Gray-Nicolls' Chris King - personal bat-maker for England's Alex Hales and Alastair Cook - busts the big bat myth...
Cricket balls are being hit harder and travelling further far more often.
To the untrained eye, the huge bats being wielded by modern batsmen are largely responsible for such a run hike.
“I get worried when bats are really big and really light,” Ricky Ponting said in 2016, while Mike Brearley has commented that, “The time has come to restrict the size of bat edges – the game is tilted too far in the batsman’s favour.”
Both men sit on the MCC World Cricket Committee, so advocated new rules that will limit the size of bats from October 2017, in an attempt to stop mis-hits and edges flying for boundaries.

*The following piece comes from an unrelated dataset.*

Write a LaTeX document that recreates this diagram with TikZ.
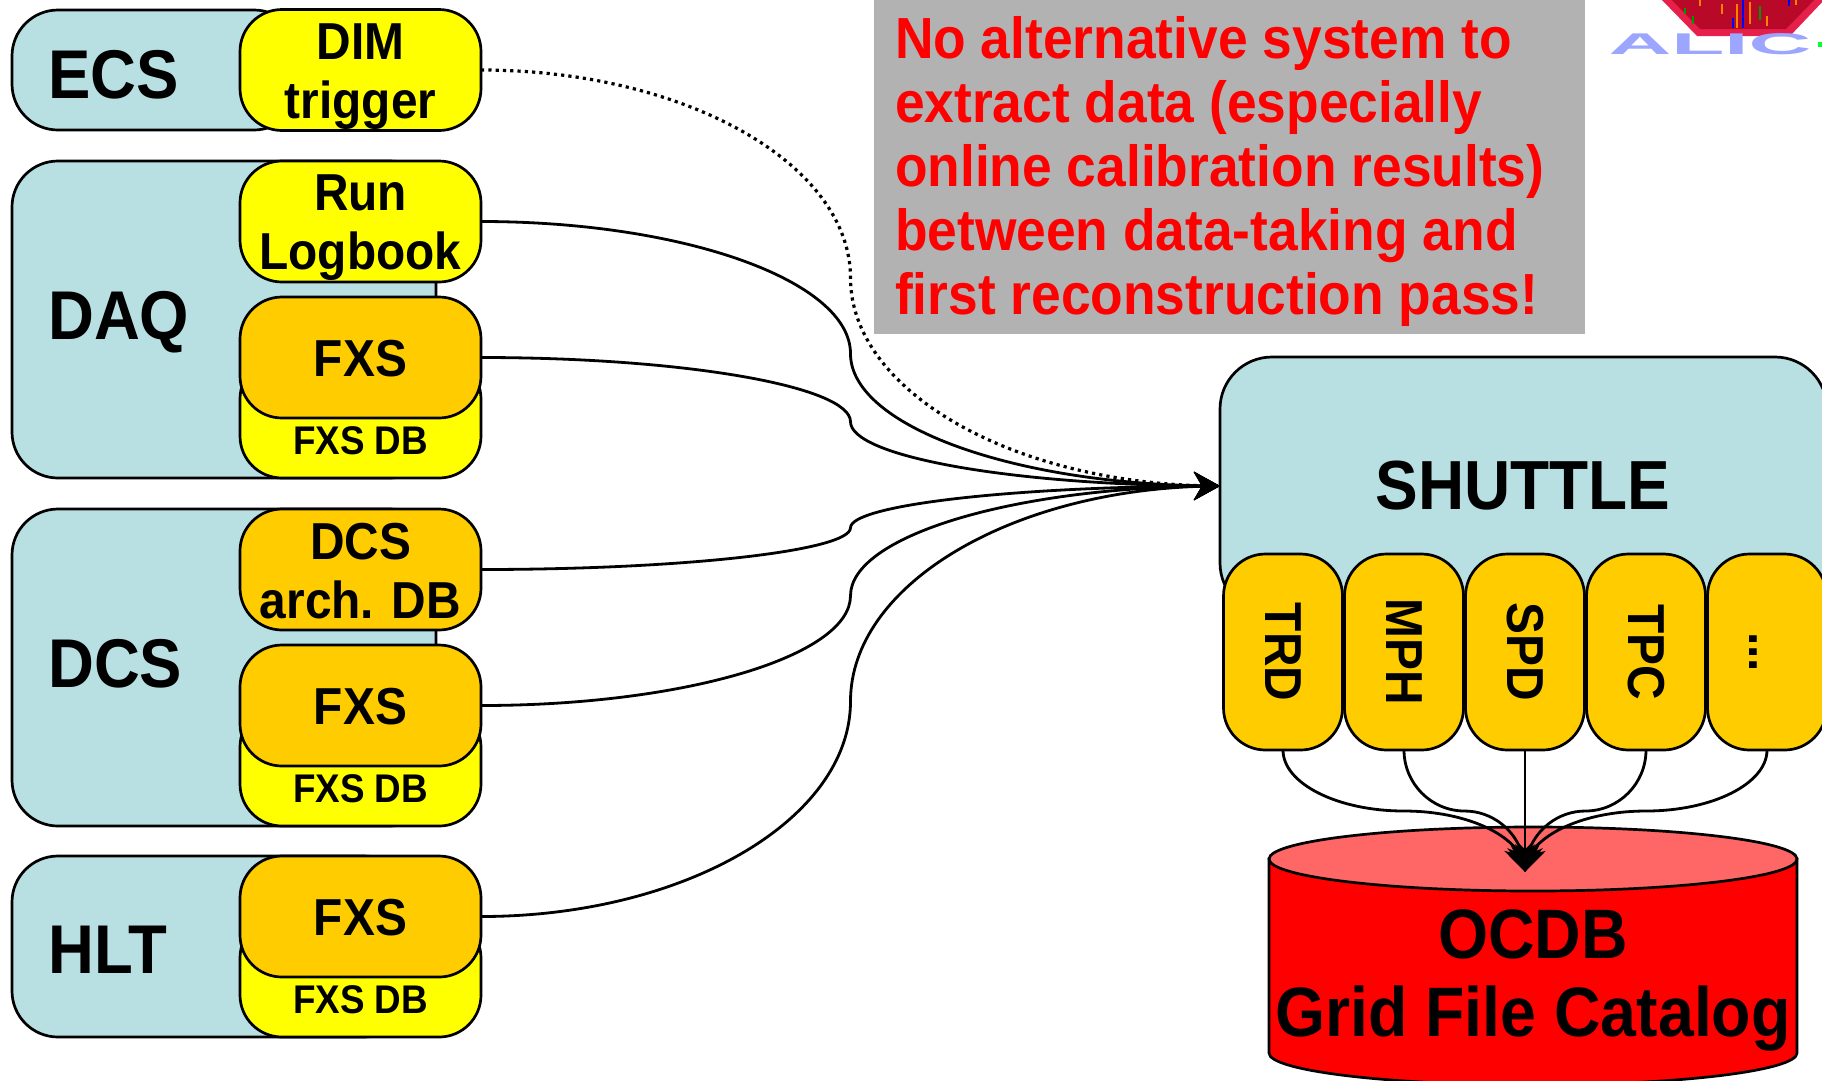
\documentclass[tikz,border=0pt]{standalone}
\usepackage{fontspec}
\setmainfont[FakeStretch=0.92]{Liberation Sans}
\usetikzlibrary{arrows.meta,bending,calc,positioning}
\definecolor{paleblue}{HTML}{B8DFE2}
\definecolor{boxyellow}{HTML}{FFFF00}
\definecolor{boxorange}{HTML}{FFCC00}
\definecolor{panelgrey}{HTML}{B2B2B2}
\definecolor{cylred}{HTML}{FF0000}
\definecolor{cyltop}{HTML}{FF6666}
\definecolor{logored}{HTML}{E6204A}
\definecolor{logodark}{HTML}{B80A28}
\definecolor{logotext}{HTML}{9DA6FF}
\tikzset{
x=1pt,y=-1pt,
frame/.style={draw=black,line width=2.7pt,inner sep=0pt,outer sep=0pt},
sysbox/.style={frame,fill=paleblue,rounded corners=46pt},
sysname/.style={anchor=west,inner sep=0pt,font=\fontsize{69}{69}\selectfont\bfseries},
srcbox/.style={frame,rounded corners=42pt,minimum width=241pt,minimum height=121pt,align=center,
font=\fontsize{52}{59}\selectfont\bfseries},
yellowbox/.style={srcbox,fill=boxyellow},
orangebox/.style={srcbox,fill=boxorange},
dblabel/.style={inner sep=0pt,font=\fontsize{40}{40}\selectfont\bfseries},
detbox/.style={frame,fill=boxorange,rounded corners=42pt,minimum width=119pt,minimum height=196pt,
font=\fontsize{52}{52}\selectfont\bfseries},
link/.style={line width=2.8pt,-{Stealth[length=26pt,width=28pt,inset=8pt]}},
dimlink/.style={link,line width=3.2pt,dash pattern=on 3.2pt off 4.1pt},
}
\newcommand{\lift}[1]{\rule{0pt}{#1}}
\newcommand{\detdots}{\vphantom{T}.{}.{}.}
\newcommand{\feedlink}[2][link]{
\coordinate (kink) at ($(#2.east)!.5!(shuttle.west)$);
\draw[#1] (#2.east) .. controls ($(#2.east)!.55!(kink |- #2.east)$) and ($(kink)!.55!(kink |- #2.east)$) .. (kink)
.. controls ($(kink)!.55!(kink |- shuttle.west)$) and ($(shuttle.west)!.55!(kink |- shuttle.west)$) .. (shuttle.west);
}
\newcommand{\storelink}[1]{
\coordinate (turn) at ($(#1.south)!.5!(ocdbin)$);
\draw[link] (#1.south) .. controls ($(#1.south)!.55!(#1.south |- turn)$) and ($(turn)!.55!(#1.south |- turn)$) .. (turn)
.. controls ($(turn)!.55!(ocdbin |- turn)$) and ($(ocdbin)!.55!(ocdbin |- turn)$) .. (ocdbin);
}
\begin{document}
\begin{tikzpicture}
\useasboundingbox (0,0) rectangle (1822,1080);
\clip (0,0) rectangle (1822,1080);
\fill[white] (0,0) rectangle (1822,1080);
% logo in the corner
\fill[logored] (1660,-2) -- (1697,36) -- (1790,36) -- (1826,-2) -- cycle;
\fill[logodark] (1670,-2) -- (1700,29) -- (1786,29) -- (1816,-2) -- cycle;
\foreach \xa/\ya/\yb/\lcol in {1685/8/14/green!60!black,1693/16/24/green!60!black,1700/0/6/orange,1722/4/14/orange,1733/18/28/blue,1737/4/28/orange,1743/0/28/blue,1750/2/24/orange,1760/6/20/green!60!black,1767/16/26/orange,1789/0/6/blue,1796/0/5/orange}
\draw[\lcol,line width=2pt] (\xa,\ya) -- (\xa,\yb);
\node[inner sep=0pt,text=logotext,xscale=3.15,transform shape,font=\fontsize{30}{30}\selectfont\bfseries] (alice) at (1710,44) {ALIC};
\fill[green!80!cyan] (1818,42) rectangle (1822,47);
% left column
\node[sysbox,minimum width=288pt,minimum height=120pt] (ecs) at (156,70) {};
\node[sysname] (ecsname) at (48,75) {ECS};
\node[yellowbox] (dim) at (360.5,70) {\lift{50pt}DIM\\trigger};
\node[sysbox,minimum width=424pt,minimum height=317pt] (daq) at (224,319.5) {};
\node[sysname] (daqname) at (48,322) {DAQ};
\node[yellowbox] (logbook) at (360.5,221.5) {\lift{49pt}Run\\Logbook};
\node[yellowbox] (daqdb) at (360.5,417.5) {};
\node[dblabel,above=23pt of daqdb.south] (daqdbname) {FXS DB};
\node[orangebox] (daqfxs) at (360.5,357.5) {\lift{39pt}FXS};
\node[sysbox,minimum width=424pt,minimum height=317pt] (dcs) at (224,667.5) {};
\node[sysname] (dcsname) at (48,664) {DCS};
\node[orangebox] (dcsarch) at (360.5,569.5) {\lift{39pt}DCS\\arch. DB};
\node[yellowbox] (dcsdb) at (360.5,765.5) {};
\node[dblabel,above=23pt of dcsdb.south] (dcsdbname) {FXS DB};
\node[orangebox] (dcsfxs) at (360.5,705.5) {\lift{39pt}FXS};
\node[sysbox,minimum width=398pt,minimum height=181pt] (hlt) at (211,946.5) {};
\node[sysname] (hltname) at (48,950) {HLT};
\node[yellowbox] (hltdb) at (360.5,976.5) {};
\node[dblabel,above=23pt of hltdb.south] (hltdbname) {FXS DB};
\node[orangebox] (hltfxs) at (360.5,916.5) {\lift{39pt}FXS};
% grey panel
\node[fill=panelgrey,inner sep=0pt,minimum width=711pt,minimum height=334pt,text width=669pt,align=flush left,text=red,
font=\fontsize{58}{64}\selectfont\bfseries] (panel) at (1229.5,167)
{\lift{52pt}No alternative system to\\extract data (especially\\online calibration results)\\between data-taking and\\first reconstruction pass!};
% shuttle with its detectors
\node[sysbox,rounded corners=52pt,minimum width=607pt,minimum height=258pt] (shuttle) at (1523.5,486) {};
\node[inner sep=0pt,font=\fontsize{69.5}{70}\selectfont\bfseries] (shuttlename) at (1523,486) {SHUTTLE};
\foreach \det/\detname [count=\i from 0] in {trd/TRD,mph/MPH,spd/SPD,tpc/TPC,more/\detdots}
\node[detbox] (\det) at ({1283+121*\i},652) {\rotatebox{-90}{\detname}};
% store
\draw[draw=black,line width=2.7pt,fill=cylred] (1269,859) -- (1269,1053) arc[start angle=180,end angle=360,x radius=264pt,y radius=32pt] -- (1797,859) -- cycle;
\draw[draw=black,line width=2.7pt,fill=cyltop] (1533,859) ellipse[x radius=264pt,y radius=32pt];
\node[inner sep=0pt,align=center,font=\fontsize{70}{78}\selectfont\bfseries] (ocdbname) at (1533,980) {OCDB\\Grid File Catalog};
\coordinate (ocdbin) at (1525,872);
% connectors
\feedlink[dimlink]{dim}
\feedlink{logbook}
\feedlink{daqfxs}
\feedlink{dcsarch}
\feedlink{dcsfxs}
\feedlink{hltfxs}
\foreach \det in {trd,mph,spd,tpc,more}
{\storelink{\det}}
\end{tikzpicture}
\end{document}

But cut a little deeper and the science behind the theory isn’t quite so convincing.
Chris King, bat maker for Alastair Cook, Alex Hales and several others, explains to the Betway Insider that there is much more to modern run-scoring than the size of a piece of willow.

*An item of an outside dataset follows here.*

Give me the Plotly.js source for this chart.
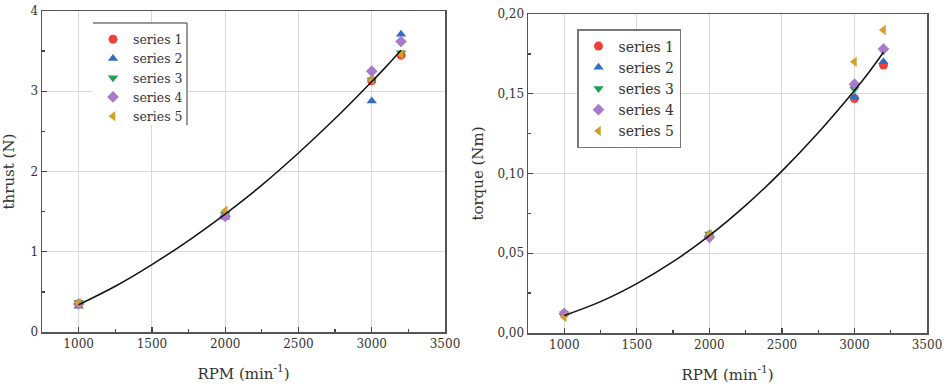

“Everybody gets obsessed with the shape of the cricket bat, but the actual power comes from how well the piece of wood is pressed.”
"But that is an area of bat making that most people don't understand. They assume it's just the size. If it was that easy, it would be a lot easier to make a good cricket bat.

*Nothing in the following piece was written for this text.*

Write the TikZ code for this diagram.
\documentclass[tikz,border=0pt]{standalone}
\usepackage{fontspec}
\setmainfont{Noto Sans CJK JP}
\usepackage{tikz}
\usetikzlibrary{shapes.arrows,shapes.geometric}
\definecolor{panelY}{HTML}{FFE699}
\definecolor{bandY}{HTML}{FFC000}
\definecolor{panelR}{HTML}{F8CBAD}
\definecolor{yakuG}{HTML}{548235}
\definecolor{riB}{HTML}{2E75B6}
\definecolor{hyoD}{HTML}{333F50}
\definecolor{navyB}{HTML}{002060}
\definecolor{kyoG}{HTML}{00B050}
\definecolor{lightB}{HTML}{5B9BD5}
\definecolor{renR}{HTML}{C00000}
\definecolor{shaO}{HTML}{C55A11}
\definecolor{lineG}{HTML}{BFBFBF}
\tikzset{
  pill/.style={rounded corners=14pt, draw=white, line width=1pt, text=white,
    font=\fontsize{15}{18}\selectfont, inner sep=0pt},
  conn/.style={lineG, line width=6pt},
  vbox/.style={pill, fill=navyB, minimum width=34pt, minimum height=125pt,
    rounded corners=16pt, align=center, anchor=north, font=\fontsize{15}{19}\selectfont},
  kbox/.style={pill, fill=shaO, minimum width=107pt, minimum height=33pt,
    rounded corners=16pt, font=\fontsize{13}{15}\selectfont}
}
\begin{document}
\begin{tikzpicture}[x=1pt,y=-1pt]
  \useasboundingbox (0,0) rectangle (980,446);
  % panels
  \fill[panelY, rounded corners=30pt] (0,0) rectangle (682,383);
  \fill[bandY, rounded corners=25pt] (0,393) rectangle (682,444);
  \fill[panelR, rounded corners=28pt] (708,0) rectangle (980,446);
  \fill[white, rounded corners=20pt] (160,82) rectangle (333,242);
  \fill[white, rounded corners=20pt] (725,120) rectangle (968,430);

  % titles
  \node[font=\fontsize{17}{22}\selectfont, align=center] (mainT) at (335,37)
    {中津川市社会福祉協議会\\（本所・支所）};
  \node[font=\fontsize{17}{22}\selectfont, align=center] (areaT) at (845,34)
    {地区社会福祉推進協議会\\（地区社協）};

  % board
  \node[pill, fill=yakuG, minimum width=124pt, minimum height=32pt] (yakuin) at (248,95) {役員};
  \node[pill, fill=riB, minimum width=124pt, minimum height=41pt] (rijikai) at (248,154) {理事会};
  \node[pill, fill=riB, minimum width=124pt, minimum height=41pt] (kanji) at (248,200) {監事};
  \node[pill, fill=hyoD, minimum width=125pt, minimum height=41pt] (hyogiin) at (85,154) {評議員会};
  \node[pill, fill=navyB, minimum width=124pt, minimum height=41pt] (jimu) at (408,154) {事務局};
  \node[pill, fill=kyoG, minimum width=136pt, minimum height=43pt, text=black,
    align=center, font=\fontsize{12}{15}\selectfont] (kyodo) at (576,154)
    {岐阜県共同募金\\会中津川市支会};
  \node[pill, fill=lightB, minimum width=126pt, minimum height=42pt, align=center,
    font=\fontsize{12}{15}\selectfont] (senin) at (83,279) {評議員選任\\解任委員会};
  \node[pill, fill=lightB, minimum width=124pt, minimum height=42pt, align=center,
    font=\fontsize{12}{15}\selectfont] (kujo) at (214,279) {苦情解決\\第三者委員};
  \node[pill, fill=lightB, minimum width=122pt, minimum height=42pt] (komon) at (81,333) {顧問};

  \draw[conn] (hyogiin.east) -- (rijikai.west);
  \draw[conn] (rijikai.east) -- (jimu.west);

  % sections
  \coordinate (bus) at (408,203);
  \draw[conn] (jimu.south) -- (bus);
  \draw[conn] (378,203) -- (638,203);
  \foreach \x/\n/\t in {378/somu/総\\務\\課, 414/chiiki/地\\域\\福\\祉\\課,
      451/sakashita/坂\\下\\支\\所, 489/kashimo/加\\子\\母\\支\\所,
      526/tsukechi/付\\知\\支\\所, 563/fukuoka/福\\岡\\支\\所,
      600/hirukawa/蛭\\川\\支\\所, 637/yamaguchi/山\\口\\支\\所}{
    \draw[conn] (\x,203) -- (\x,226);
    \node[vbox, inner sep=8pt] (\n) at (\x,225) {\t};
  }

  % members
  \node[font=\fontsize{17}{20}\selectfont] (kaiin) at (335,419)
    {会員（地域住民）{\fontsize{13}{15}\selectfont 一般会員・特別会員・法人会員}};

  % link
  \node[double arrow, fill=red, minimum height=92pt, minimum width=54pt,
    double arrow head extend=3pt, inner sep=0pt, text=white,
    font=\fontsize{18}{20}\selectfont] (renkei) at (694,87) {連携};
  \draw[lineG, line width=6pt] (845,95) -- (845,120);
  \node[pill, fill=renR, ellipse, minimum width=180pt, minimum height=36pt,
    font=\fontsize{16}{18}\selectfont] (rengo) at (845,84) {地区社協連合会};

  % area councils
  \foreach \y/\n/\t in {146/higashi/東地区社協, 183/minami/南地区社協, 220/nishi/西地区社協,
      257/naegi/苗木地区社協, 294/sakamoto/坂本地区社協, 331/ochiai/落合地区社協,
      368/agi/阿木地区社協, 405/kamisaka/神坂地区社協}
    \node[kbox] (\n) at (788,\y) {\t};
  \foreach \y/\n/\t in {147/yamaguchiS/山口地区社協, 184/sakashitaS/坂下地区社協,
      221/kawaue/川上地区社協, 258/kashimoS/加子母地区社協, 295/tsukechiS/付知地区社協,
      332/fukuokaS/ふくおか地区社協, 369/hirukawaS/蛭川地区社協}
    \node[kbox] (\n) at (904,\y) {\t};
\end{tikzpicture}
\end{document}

"I often joke with people on social media that it’s like saying a Ferrari is fast because it's red. It completely undermines what the engine is.”

A recent experiment conducted by an ex and current England international suggests some significantly more telling factors behind modern strength.
“There is a lot of belief that it must be the big bats, whereas actually it is a lot more to do with the professionalism of the sport,” King says.
“They play different shots now.
“Sky did a thing with Jonny Bairstow and Nasser Hussain. They faced six balls each and Nasser couldn’t even get it to the boundary – and he’s no slouch.
“I made both the bats they were using. Nasser was using Bairstow’s second bat from the same pair, so I know they were the same.
“Nasser asked, ‘Why can’t I do it?’, and Jonny replied, ‘Because you’re hitting it wrong, your position is wrong, and you need to get in the gym!’
Hardly just the bat, then.
Yet the brutish size of the modern-day thing is, undeniably, striking. That, as King explains, is down to the example set by influential figures.
“It tends to be driven by the top end of the game,” he says.

“All it takes is somebody like David Warner to be constantly getting it over the boundary while using a very obviously large cricket bat and everybody sees it as a shortcut to being successful.
“That is also supported by commentators, because they are ex-cricketers from the ‘70s and ‘80s who see these guys hitting boundaries all the time, hitting massive sixes, and the first thing you see is the fact that their bat is different to what you used to have.
Really, though, it is all in the head.
The imminent rule changes will affect nothing, according to King – “Bat makers all find it quite funny because literally they are going to have no change whatsoever” – and he doubts how much further bats can really evolve.

That will not stop everyone concerned eking out every advantage they can, though.
“To be honest, the dimensions that they have given us aren’t that terrifying anyway,” he says. “It’s not like they’re going back 20 years.”
“I often say that as manufacturers we’re a bit like Formula 1 now, in that we take the materials and push them to their absolute limit.
“Can we go any further with it? I don’t think we can because we’re restricted to certain materials and by the laws of cricket.”
He pauses and laughs.
“I guess it’s the bowler’s turn next.”